→ **AIM**:
Skip all pictures, then print the remaining material exactly.

→ **INFORMATION PROVIDED**:
--
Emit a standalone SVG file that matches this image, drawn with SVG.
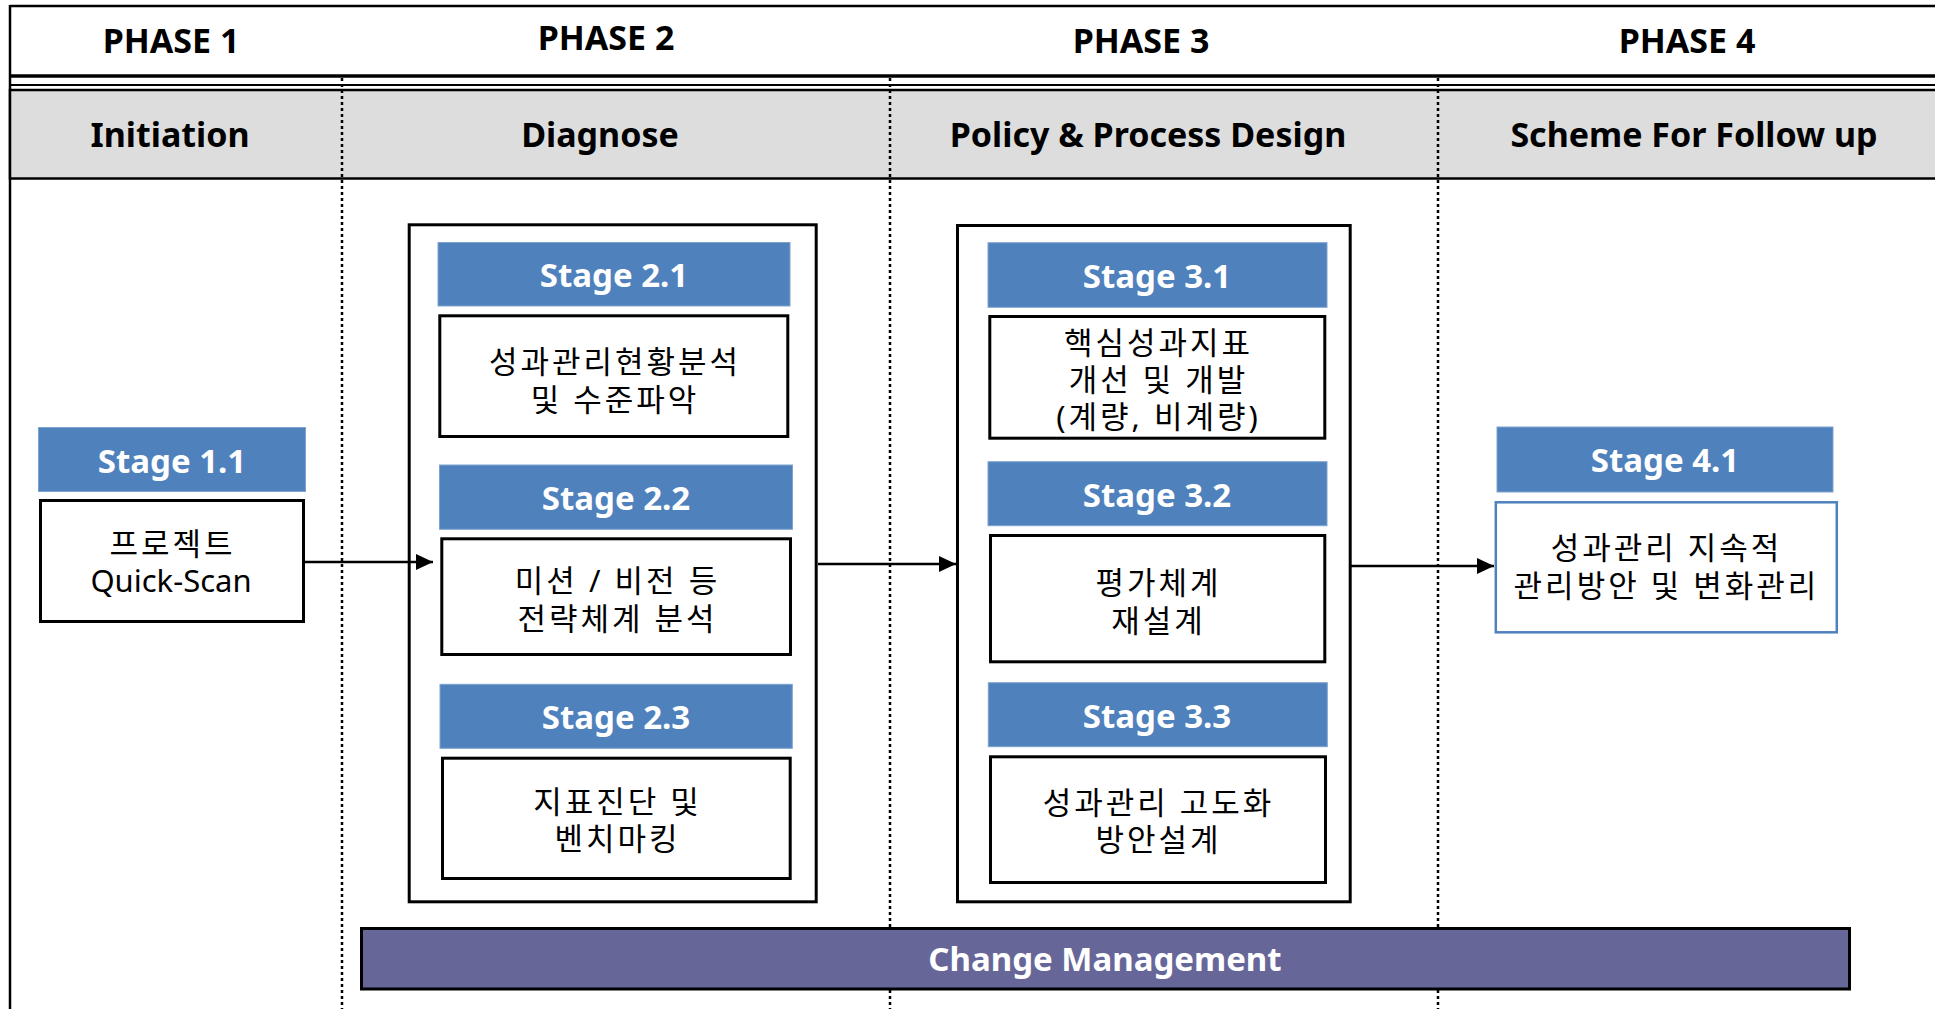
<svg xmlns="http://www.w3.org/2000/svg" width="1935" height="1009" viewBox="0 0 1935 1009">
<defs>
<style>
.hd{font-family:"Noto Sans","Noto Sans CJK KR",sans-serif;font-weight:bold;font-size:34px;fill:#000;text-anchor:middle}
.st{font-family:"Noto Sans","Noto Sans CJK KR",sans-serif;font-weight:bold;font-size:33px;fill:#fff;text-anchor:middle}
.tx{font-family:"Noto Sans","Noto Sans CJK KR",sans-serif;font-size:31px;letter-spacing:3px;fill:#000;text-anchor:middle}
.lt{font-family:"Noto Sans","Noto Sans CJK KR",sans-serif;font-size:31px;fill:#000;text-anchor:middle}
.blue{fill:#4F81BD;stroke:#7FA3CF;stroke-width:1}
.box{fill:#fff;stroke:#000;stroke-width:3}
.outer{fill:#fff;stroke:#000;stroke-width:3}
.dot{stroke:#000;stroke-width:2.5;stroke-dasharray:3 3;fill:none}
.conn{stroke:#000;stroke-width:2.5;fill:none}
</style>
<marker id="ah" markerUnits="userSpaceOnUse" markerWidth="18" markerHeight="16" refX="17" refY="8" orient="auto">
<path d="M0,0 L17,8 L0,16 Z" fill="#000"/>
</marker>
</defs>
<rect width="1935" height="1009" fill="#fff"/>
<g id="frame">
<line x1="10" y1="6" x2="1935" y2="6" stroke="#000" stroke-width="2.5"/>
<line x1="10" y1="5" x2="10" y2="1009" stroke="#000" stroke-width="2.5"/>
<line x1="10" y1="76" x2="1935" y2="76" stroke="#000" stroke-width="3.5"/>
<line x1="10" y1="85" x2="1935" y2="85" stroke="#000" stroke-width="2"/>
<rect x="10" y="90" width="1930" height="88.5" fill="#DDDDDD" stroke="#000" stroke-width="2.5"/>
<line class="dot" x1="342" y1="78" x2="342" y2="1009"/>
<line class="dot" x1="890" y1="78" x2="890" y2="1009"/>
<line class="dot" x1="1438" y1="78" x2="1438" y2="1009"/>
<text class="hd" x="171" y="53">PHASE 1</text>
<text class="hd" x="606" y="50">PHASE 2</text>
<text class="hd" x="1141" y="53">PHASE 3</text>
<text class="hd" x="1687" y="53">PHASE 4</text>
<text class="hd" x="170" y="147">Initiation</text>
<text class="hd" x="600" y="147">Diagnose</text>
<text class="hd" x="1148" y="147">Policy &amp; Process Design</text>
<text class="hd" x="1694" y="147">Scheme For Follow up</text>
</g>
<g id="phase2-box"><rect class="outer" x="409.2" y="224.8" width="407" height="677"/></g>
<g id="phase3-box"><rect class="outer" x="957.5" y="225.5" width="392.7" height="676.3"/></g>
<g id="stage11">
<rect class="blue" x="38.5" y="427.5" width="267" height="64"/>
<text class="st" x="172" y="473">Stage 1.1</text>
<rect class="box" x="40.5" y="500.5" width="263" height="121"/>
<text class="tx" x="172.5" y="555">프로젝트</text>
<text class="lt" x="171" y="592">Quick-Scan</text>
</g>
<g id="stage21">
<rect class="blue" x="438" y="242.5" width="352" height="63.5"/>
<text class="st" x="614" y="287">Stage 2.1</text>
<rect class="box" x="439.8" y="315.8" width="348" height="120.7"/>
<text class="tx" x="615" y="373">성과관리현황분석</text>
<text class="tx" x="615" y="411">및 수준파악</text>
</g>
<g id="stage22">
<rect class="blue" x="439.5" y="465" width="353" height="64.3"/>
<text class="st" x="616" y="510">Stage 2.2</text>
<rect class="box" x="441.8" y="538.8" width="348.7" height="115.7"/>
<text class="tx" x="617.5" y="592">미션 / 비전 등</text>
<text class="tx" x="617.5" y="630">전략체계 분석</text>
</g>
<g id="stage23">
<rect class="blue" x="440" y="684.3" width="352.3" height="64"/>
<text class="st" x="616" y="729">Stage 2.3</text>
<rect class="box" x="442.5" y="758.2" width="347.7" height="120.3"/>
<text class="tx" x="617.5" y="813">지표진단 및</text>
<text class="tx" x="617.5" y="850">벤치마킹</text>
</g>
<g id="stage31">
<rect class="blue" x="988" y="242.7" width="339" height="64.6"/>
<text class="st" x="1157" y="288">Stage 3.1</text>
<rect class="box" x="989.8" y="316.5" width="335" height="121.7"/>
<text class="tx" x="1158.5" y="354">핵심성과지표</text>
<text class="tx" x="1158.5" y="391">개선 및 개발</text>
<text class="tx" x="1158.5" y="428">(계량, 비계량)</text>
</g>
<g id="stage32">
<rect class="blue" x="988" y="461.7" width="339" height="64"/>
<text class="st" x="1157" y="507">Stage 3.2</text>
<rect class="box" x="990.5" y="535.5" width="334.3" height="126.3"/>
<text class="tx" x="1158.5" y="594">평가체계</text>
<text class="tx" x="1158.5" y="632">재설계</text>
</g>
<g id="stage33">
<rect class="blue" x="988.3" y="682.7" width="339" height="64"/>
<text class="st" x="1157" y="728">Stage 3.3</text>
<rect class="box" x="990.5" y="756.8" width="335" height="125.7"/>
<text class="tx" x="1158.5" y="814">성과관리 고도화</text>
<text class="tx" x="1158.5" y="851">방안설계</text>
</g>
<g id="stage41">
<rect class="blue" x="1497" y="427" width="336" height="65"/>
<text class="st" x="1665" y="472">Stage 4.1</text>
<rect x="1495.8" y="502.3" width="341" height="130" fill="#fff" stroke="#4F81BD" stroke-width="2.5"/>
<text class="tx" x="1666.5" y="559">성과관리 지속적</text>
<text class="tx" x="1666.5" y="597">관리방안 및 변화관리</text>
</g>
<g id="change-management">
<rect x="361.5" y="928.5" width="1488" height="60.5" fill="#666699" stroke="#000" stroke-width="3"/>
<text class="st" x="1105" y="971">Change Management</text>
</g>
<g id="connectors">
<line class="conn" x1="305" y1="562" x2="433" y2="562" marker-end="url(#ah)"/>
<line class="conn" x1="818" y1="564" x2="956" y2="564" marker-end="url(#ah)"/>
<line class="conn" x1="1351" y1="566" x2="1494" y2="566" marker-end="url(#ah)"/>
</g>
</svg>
--
→ **THE REPLY**:
Emit a standalone SVG file that matches this image, drawn with SVG.
<svg xmlns="http://www.w3.org/2000/svg" width="1935" height="1009" viewBox="0 0 1935 1009">
<defs>
<style>
.hd{font-family:"Noto Sans","Noto Sans CJK KR",sans-serif;font-weight:bold;font-size:34px;fill:#000;text-anchor:middle}
.st{font-family:"Noto Sans","Noto Sans CJK KR",sans-serif;font-weight:bold;font-size:33px;fill:#fff;text-anchor:middle}
.tx{font-family:"Noto Sans","Noto Sans CJK KR",sans-serif;font-size:31px;letter-spacing:3px;fill:#000;text-anchor:middle}
.lt{font-family:"Noto Sans","Noto Sans CJK KR",sans-serif;font-size:31px;fill:#000;text-anchor:middle}
.blue{fill:#4F81BD;stroke:#7FA3CF;stroke-width:1}
.box{fill:#fff;stroke:#000;stroke-width:3}
.outer{fill:#fff;stroke:#000;stroke-width:3}
.dot{stroke:#000;stroke-width:2.5;stroke-dasharray:3 3;fill:none}
.conn{stroke:#000;stroke-width:2.5;fill:none}
</style>
<marker id="ah" markerUnits="userSpaceOnUse" markerWidth="18" markerHeight="16" refX="17" refY="8" orient="auto">
<path d="M0,0 L17,8 L0,16 Z" fill="#000"/>
</marker>
</defs>
<rect width="1935" height="1009" fill="#fff"/>
<g id="frame">
<line x1="10" y1="6" x2="1935" y2="6" stroke="#000" stroke-width="2.5"/>
<line x1="10" y1="5" x2="10" y2="1009" stroke="#000" stroke-width="2.5"/>
<line x1="10" y1="76" x2="1935" y2="76" stroke="#000" stroke-width="3.5"/>
<line x1="10" y1="85" x2="1935" y2="85" stroke="#000" stroke-width="2"/>
<rect x="10" y="90" width="1930" height="88.5" fill="#DDDDDD" stroke="#000" stroke-width="2.5"/>
<line class="dot" x1="342" y1="78" x2="342" y2="1009"/>
<line class="dot" x1="890" y1="78" x2="890" y2="1009"/>
<line class="dot" x1="1438" y1="78" x2="1438" y2="1009"/>
<text class="hd" x="171" y="53">PHASE 1</text>
<text class="hd" x="606" y="50">PHASE 2</text>
<text class="hd" x="1141" y="53">PHASE 3</text>
<text class="hd" x="1687" y="53">PHASE 4</text>
<text class="hd" x="170" y="147">Initiation</text>
<text class="hd" x="600" y="147">Diagnose</text>
<text class="hd" x="1148" y="147">Policy &amp; Process Design</text>
<text class="hd" x="1694" y="147">Scheme For Follow up</text>
</g>
<g id="phase2-box"><rect class="outer" x="409.2" y="224.8" width="407" height="677"/></g>
<g id="phase3-box"><rect class="outer" x="957.5" y="225.5" width="392.7" height="676.3"/></g>
<g id="stage11">
<rect class="blue" x="38.5" y="427.5" width="267" height="64"/>
<text class="st" x="172" y="473">Stage 1.1</text>
<rect class="box" x="40.5" y="500.5" width="263" height="121"/>
<text class="tx" x="172.5" y="555">프로젝트</text>
<text class="lt" x="171" y="592">Quick-Scan</text>
</g>
<g id="stage21">
<rect class="blue" x="438" y="242.5" width="352" height="63.5"/>
<text class="st" x="614" y="287">Stage 2.1</text>
<rect class="box" x="439.8" y="315.8" width="348" height="120.7"/>
<text class="tx" x="615" y="373">성과관리현황분석</text>
<text class="tx" x="615" y="411">및 수준파악</text>
</g>
<g id="stage22">
<rect class="blue" x="439.5" y="465" width="353" height="64.3"/>
<text class="st" x="616" y="510">Stage 2.2</text>
<rect class="box" x="441.8" y="538.8" width="348.7" height="115.7"/>
<text class="tx" x="617.5" y="592">미션 / 비전 등</text>
<text class="tx" x="617.5" y="630">전략체계 분석</text>
</g>
<g id="stage23">
<rect class="blue" x="440" y="684.3" width="352.3" height="64"/>
<text class="st" x="616" y="729">Stage 2.3</text>
<rect class="box" x="442.5" y="758.2" width="347.7" height="120.3"/>
<text class="tx" x="617.5" y="813">지표진단 및</text>
<text class="tx" x="617.5" y="850">벤치마킹</text>
</g>
<g id="stage31">
<rect class="blue" x="988" y="242.7" width="339" height="64.6"/>
<text class="st" x="1157" y="288">Stage 3.1</text>
<rect class="box" x="989.8" y="316.5" width="335" height="121.7"/>
<text class="tx" x="1158.5" y="354">핵심성과지표</text>
<text class="tx" x="1158.5" y="391">개선 및 개발</text>
<text class="tx" x="1158.5" y="428">(계량, 비계량)</text>
</g>
<g id="stage32">
<rect class="blue" x="988" y="461.7" width="339" height="64"/>
<text class="st" x="1157" y="507">Stage 3.2</text>
<rect class="box" x="990.5" y="535.5" width="334.3" height="126.3"/>
<text class="tx" x="1158.5" y="594">평가체계</text>
<text class="tx" x="1158.5" y="632">재설계</text>
</g>
<g id="stage33">
<rect class="blue" x="988.3" y="682.7" width="339" height="64"/>
<text class="st" x="1157" y="728">Stage 3.3</text>
<rect class="box" x="990.5" y="756.8" width="335" height="125.7"/>
<text class="tx" x="1158.5" y="814">성과관리 고도화</text>
<text class="tx" x="1158.5" y="851">방안설계</text>
</g>
<g id="stage41">
<rect class="blue" x="1497" y="427" width="336" height="65"/>
<text class="st" x="1665" y="472">Stage 4.1</text>
<rect x="1495.8" y="502.3" width="341" height="130" fill="#fff" stroke="#4F81BD" stroke-width="2.5"/>
<text class="tx" x="1666.5" y="559">성과관리 지속적</text>
<text class="tx" x="1666.5" y="597">관리방안 및 변화관리</text>
</g>
<g id="change-management">
<rect x="361.5" y="928.5" width="1488" height="60.5" fill="#666699" stroke="#000" stroke-width="3"/>
<text class="st" x="1105" y="971">Change Management</text>
</g>
<g id="connectors">
<line class="conn" x1="305" y1="562" x2="433" y2="562" marker-end="url(#ah)"/>
<line class="conn" x1="818" y1="564" x2="956" y2="564" marker-end="url(#ah)"/>
<line class="conn" x1="1351" y1="566" x2="1494" y2="566" marker-end="url(#ah)"/>
</g>
</svg>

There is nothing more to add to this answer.